その理由もそれほどややこしくはない。車がどこに置かれているかには、ドア1、ドア2、ドア3の3通りの可能性がある。この3通りそれぞれを考えて、選択を変えない場合と変えた場合の“当たり”の回数を数えてみよう。あなたはドア1を選んだ。これは単なるレッテルなので何番のドアでもいい。モンティが「選ばれていないドアのうちヤギがいるドアを開ける。両方にヤギがいるならその片方をランダムに選ぶ」というルールを守っているかぎり、最初にどのドアを選んでも確率は変わらない。

(外部配信先では問題の図版などの画像を全部閲覧できない場合があります。その際は東洋経済オンライン内でお読みください)

まずあなたが「選択を変えない」場合を考えてみよう(図の左側の列)。図のドアを左から1、2、3とする。車がドア1にあれば、あなたの勝ち(あなたは選択を変えないのだから、モンティがドア2と3のどちらを開けるかは関係ない)。車がドア2にあれば、あなたの負け。車がドア3にあれば、あなたの負け。つまり「選択を変えない」場合の勝率は3分の1である。

次にあなたが「選択を変える」場合を考えよう(図の右側の列)。車がドア1にあれば、あなたの負け。車がドア2にあれば、モンティがドア3を開けるはずなので、あなたはドア2に切り替え、あなたの勝ち。
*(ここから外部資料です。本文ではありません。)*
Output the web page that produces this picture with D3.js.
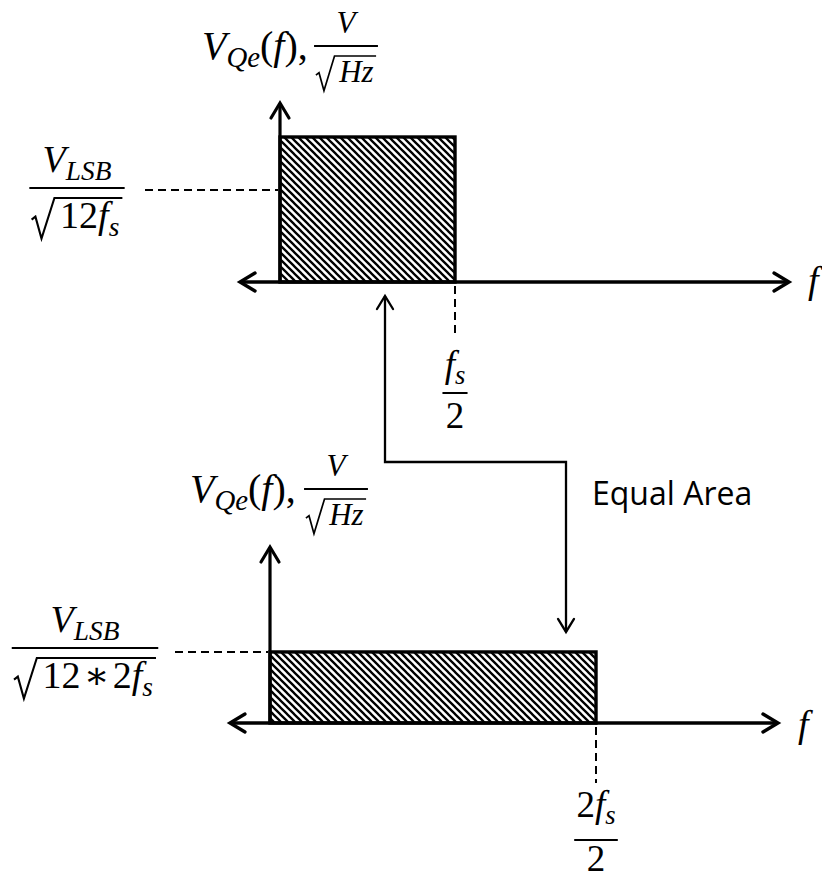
<!DOCTYPE html>
<html>
<head>
<meta charset="utf-8">
<script src="https://cdn.jsdelivr.net/npm/d3@7"></script>
<style>
  html, body { margin: 0; padding: 0; background: #fff; }
  svg { display: block; }
</style>
</head>
<body>
<script>
// Quantization-noise spectral density V_Qe(f): the flat band spreads over
// fs/2 at the base sample rate, and over 2fs/2 when the rate is doubled.

// ---- data ----
const panels = ["fs", "2fs"];
const bandEdges = [0.5, 1.0];          // upper band edge, in multiples of fs
const noiseLevels = [1.0, 0.49];       // relative noise density (V/√Hz)
const connectorF = [0.3, 0.908];       // where the "Equal Area" link meets each panel (× fs)
const connectorText = "Equal Area";
const xAxisTitle = "f";

// math labels as runs of [text, style]: i = italic, s = subscript, r = roman
const titleRuns = [["V", "i"], ["Qe", "is"], ["(", "r"], ["f", "i"], ["),", "r"]];
const titleNum = [["V", "i"]];
const titleDen = [["Hz", "i"]];
const levelNum = [[["V", "i"], ["LSB", "is"]], [["V", "i"], ["LSB", "is"]]];
const levelDen = [[["12", "r"], ["f", "i"], ["s", "is"]],
                  [["12\u200a\u2217\u200a2", "r"], ["f", "i"], ["s", "is"]]];
const edgeNum = [[["f", "i"], ["s", "is"]], [["2", "r"], ["f", "i"], ["s", "is"]]];
const edgeDen = [[["2", "r"]], [["2", "r"]]];

// ---- layout ----
const W = 822, H = 881;
const MATH = "'Liberation Serif', 'DejaVu Serif', serif";
const PX_PER_LEVEL = 145;
const layout = [
  { originX: 280, baseY: 282, pxPerFs: 350, axisLeft: 240, axisRight: 789, axisTop: 103,
    leaderY: 190, leaderX0: 145, levelCx: 77, levelBarY: 188, levelGaps: [16, 40],
    edgeLeaderEnd: 338, edgeBarY: 393, edgeGaps: [16, 35],
    titleX: 202, titleY: 59, titleFracCx: 346, titleBarY: 46, fX: 808, fY: 293 },
  { originX: 270, baseY: 723, pxPerFs: 326, axisLeft: 230, axisRight: 778, axisTop: 547,
    leaderY: 652, leaderX0: 175, levelCx: 85, levelBarY: 648, levelGaps: [16, 40],
    edgeLeaderEnd: 783, edgeBarY: 840, edgeGaps: [23, 31],
    titleX: 190, titleY: 502, titleFracCx: 336, titleBarY: 489, fX: 798, fY: 737 }
];

const svg = d3.select("body").append("svg").attr("width", W).attr("height", H);

// diagonal hatching for the noise band
svg.append("defs").append("pattern")
  .attr("id", "hatch").attr("patternUnits", "userSpaceOnUse")
  .attr("width", 7).attr("height", 7)
  .append("path")
  .attr("d", "M-1,-1 L8,8 M-1,6 L1,8 M6,-1 L8,1")
  .attr("stroke", "#000").attr("stroke-width", 2.3);

// ---- helpers ----
function mathRuns(parent, spec, size, x, y) {
  const t = parent.append("text").attr("x", x).attr("y", y)
    .attr("font-family", MATH).attr("font-size", size).attr("fill", "#000");
  let lowered = false;
  spec.forEach(([s, st]) => {
    const sub = st.includes("s");
    const ts = t.append("tspan").text(s)
      .attr("font-style", st.includes("i") ? "italic" : "normal");
    if (sub) {
      ts.attr("font-size", size * 0.72);
      if (!lowered) ts.attr("dy", size * 0.2);
    } else if (lowered) {
      ts.attr("dy", -size * 0.2);
    }
    lowered = sub;
  });
  return t;
}

// radical sign with overline, radicand set at baseline; returns total width
function radical(parent, spec, size, x0, baseline, overY) {
  const lead = size * 0.75;
  const t = mathRuns(parent, spec, size, x0 + lead, baseline);
  const w = t.node().getComputedTextLength();
  const xEnd = x0 + lead + w + size * 0.08;
  parent.append("path")
    .attr("d", `M${x0},${baseline - size * 0.22} L${x0 + size * 0.1},${baseline - size * 0.3}` +
               ` L${x0 + size * 0.26},${baseline + size * 0.28} L${x0 + size * 0.6},${overY} L${xEnd},${overY}`)
    .attr("fill", "none").attr("stroke", "#000").attr("stroke-width", size * 0.055)
    .attr("stroke-linejoin", "miter");
  return xEnd - x0;
}

function fraction(parent, cx, barY, num, den, size, root, gaps) {
  const g = parent.append("g");
  const nt = mathRuns(g, num, size, 0, barY - gaps[0]);
  const nw = nt.node().getComputedTextLength();
  const dgrp = g.append("g");
  let dw;
  if (root) {
    dw = radical(dgrp, den, size, 0, barY + gaps[1], barY + 10);
  } else {
    dw = mathRuns(dgrp, den, size, 0, barY + gaps[1]).node().getComputedTextLength();
  }
  const bw = Math.max(nw, dw) + size * 0.12;
  nt.attr("x", cx - nw / 2);
  dgrp.attr("transform", `translate(${cx - dw / 2},0)`);
  g.append("line")
    .attr("x1", cx - bw / 2).attr("x2", cx + bw / 2)
    .attr("y1", barY).attr("y2", barY)
    .attr("stroke", "#000").attr("stroke-width", 2);
}

function chevron(parent, x, y, dir, back, side, sw) {
  const d = { left: [-1, 0], right: [1, 0], up: [0, -1], down: [0, 1] }[dir];
  const px = -d[1], py = d[0];
  parent.append("path")
    .attr("d", `M${x - d[0] * back + px * side},${y - d[1] * back + py * side} L${x},${y}` +
               ` L${x - d[0] * back - px * side},${y - d[1] * back - py * side}`)
    .attr("fill", "none").attr("stroke", "#000").attr("stroke-width", sw)
    .attr("stroke-linecap", "round").attr("stroke-linejoin", "miter");
}

// ---- panels ----
const scales = panels.map((p, i) => {
  const L = layout[i];
  return {
    x: d3.scaleLinear().domain([0, 1]).range([L.originX, L.originX + L.pxPerFs]),
    y: d3.scaleLinear().domain([0, 1]).range([L.baseY, L.baseY - PX_PER_LEVEL])
  };
});

panels.forEach((p, i) => {
  const L = layout[i];
  const { x, y } = scales[i];
  const g = svg.append("g").attr("class", "panel-" + p);

  // noise band
  g.append("rect")
    .attr("x", x(0)).attr("y", y(noiseLevels[i]))
    .attr("width", x(bandEdges[i]) - x(0))
    .attr("height", y(0) - y(noiseLevels[i]))
    .attr("fill", "url(#hatch)")
    .attr("stroke", "#000").attr("stroke-width", 3.4);

  // axes
  g.append("line").attr("x1", L.axisLeft).attr("x2", L.axisRight)
    .attr("y1", y(0)).attr("y2", y(0))
    .attr("stroke", "#000").attr("stroke-width", 3.4);
  g.append("line").attr("x1", x(0)).attr("x2", x(0))
    .attr("y1", y(0)).attr("y2", L.axisTop)
    .attr("stroke", "#000").attr("stroke-width", 3.2);
  chevron(g, L.axisLeft, y(0), "left", 15, 9, 3.4);
  chevron(g, L.axisRight, y(0), "right", 15, 9, 3.4);
  chevron(g, x(0), L.axisTop, "up", 15, 9, 3.2);

  // leader lines
  g.append("line").attr("x1", L.leaderX0).attr("x2", x(0) - 2)
    .attr("y1", L.leaderY).attr("y2", L.leaderY)
    .attr("stroke", "#000").attr("stroke-width", 2).attr("stroke-dasharray", "8,5");
  g.append("line").attr("x1", x(bandEdges[i])).attr("x2", x(bandEdges[i]))
    .attr("y1", y(0) + 4).attr("y2", L.edgeLeaderEnd)
    .attr("stroke", "#000").attr("stroke-width", 2).attr("stroke-dasharray", "8,5");

  // level label
  fraction(g, L.levelCx, L.levelBarY, levelNum[i], levelDen[i], 38, true, L.levelGaps);
  // band-edge label
  fraction(g, x(bandEdges[i]), L.edgeBarY, edgeNum[i], edgeDen[i], 37, false, L.edgeGaps);

  // y-axis title
  mathRuns(g, titleRuns, 40, L.titleX, L.titleY);
  fraction(g, L.titleFracCx, L.titleBarY, titleNum, titleDen, 31, true, [13, 36]);

  // x-axis title
  g.append("text").attr("x", L.fX).attr("y", L.fY)
    .attr("font-family", MATH).attr("font-style", "italic").attr("font-size", 38)
    .text(xAxisTitle);
});

// ---- equal-area link between the panels ----
const topP = { x: scales[0].x(connectorF[0]), y: layout[0].baseY + 14 };
const botP = { x: scales[1].x(connectorF[1]), y: scales[1].y(noiseLevels[1]) - 20 };
const midY = 462;
svg.append("path")
  .attr("d", d3.line()([[topP.x, topP.y], [topP.x, midY], [botP.x, midY], [botP.x, botP.y]]))
  .attr("fill", "none").attr("stroke", "#000").attr("stroke-width", 2.3);
chevron(svg, topP.x, topP.y, "up", 13, 8, 2.3);
chevron(svg, botP.x, botP.y, "down", 13, 8, 2.3);

svg.append("text").attr("x", 592).attr("y", 505)
  .attr("font-family", "'Open Sans', sans-serif").attr("font-size", 32)
  .attr("fill", "#000")
  .text(connectorText);
</script>
</body>
</html>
車がドア3にあれば、モンティがドア2を開けるはずなので、あなたはドア3に切り替え、あなたの勝ち。つまり「選択を変える」場合のあなたの勝率は3分の2で、「選択を変えない」場合の2倍になる。

難解というほどのものではない。論理的な可能性など考えずに、切り絵やおもちゃを使って何度かやってみて、勝ち負けを数えてみるだけでわかる。実際モンティ・ホールはそうやってある懐疑的なジャーナリストを説得した(今ならインターネット上でシミュレーションすることもできる)。